When watching films, audiences are constantly asked to accept artificial elements. We don’t walk around accompanied by a rousing score in the real world, nor do we see a sign that says “two years later…” and skip two years of our lives. Black and white films are described as “glorious” and accepted without question by classic movie fans. The absence of dialogue is simply another artificial element, albeit one that we are no longer used to.


This is just basic orientation. In future articles, I will discuss specific stars, directors, films and some helpful hints to give you the best possible silent film experience, including recommended key films and tips for avoiding common pitfalls. Stay tuned, we’re going to have a great time!


  1. Laini Giles

    What an amazing post! (more than usual…) I’m sharing this with my friends and readers who had lots of questions about the silent period during my Q & A after my book launch the other day. This will give them a place to start.

  2. Siri

    It is funny that people seem to need a guide à la “How to watch a silent film”.
    I guess the most important thing is to be willing to watch a silent movie at all and to approach it without prejudice or fear. An open mind is what it takes. And for this your post prepares the ground very efficiently.

  3. Cathy Mason

    Excellent explanation! I’ve always had an active imagination. Maybe that’s why I like silent films! You do have to be engaged & actively watching them.

  4. Todd Benefiel

    A great idea, Fritzi! I already have a head-start on silent film watching, having cut my teeth on Harold Lloyd shorts (his movies, not his pants) back in the 1980s, but will still look forward to learning more about and appreciating the silents with each new post! And by the way: if you’ve already mentioned this in the past, I apologize, but what was the first “I’m going to purposely sit down and watch a silent movie” movie that you ever watched? Mine was ‘Wings’, which was also my first silent movie purchase, on Beta back in 1985.

    1. Fritzi Kramer

      Glad you’re enjoying! My first conscious silent film viewing experience (funny, it never occurred to me that Mutt and Jeff were silent) was Mary Pickford’s Sparrows. The print was in awful condition and I hated it (a pity as the movie itself is excellent) but I decided to try again with Chaplin’s City Lights. Loved that and have been a dedicated Chaplin fan ever since.

  5. Peter Putzel

    This is a great idea, Fritzi!

    I’ve been trying to get my kids into silent movies, and it has generally worked. I even wrote about it over at my blog. We need to get ’em while they’re young, right? I’ll have to share this with my 10-year-old.
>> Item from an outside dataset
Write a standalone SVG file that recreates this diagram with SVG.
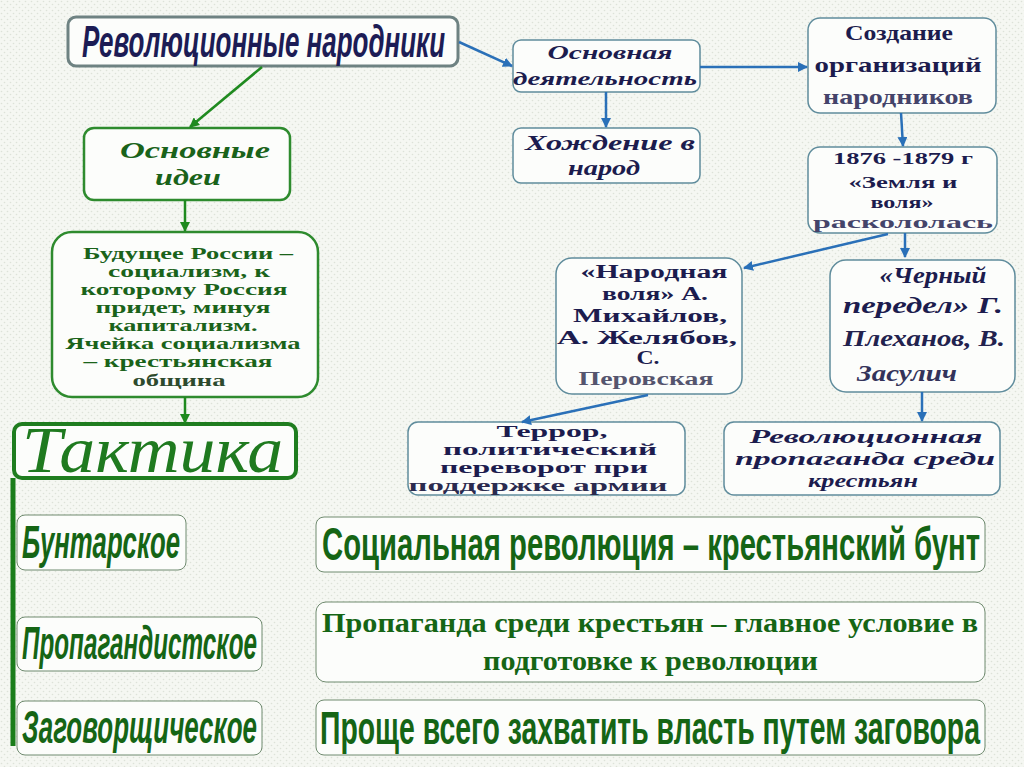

    I think my first silent, fortunately, was Metropolis when I was in junior high, and I’ve been hooked by silents ever since. I probably dig the German films the most, but it’s so hard to pick.

    1. Fritzi Kramer

      Thank you! Yes, it’s good to introduce them early before pop culture’s idea of what a silent movie “really” is soaks in. I think that’s one of the biggest issues. People think they know what silent films are when they are really basing their image on cartoons and spoofs.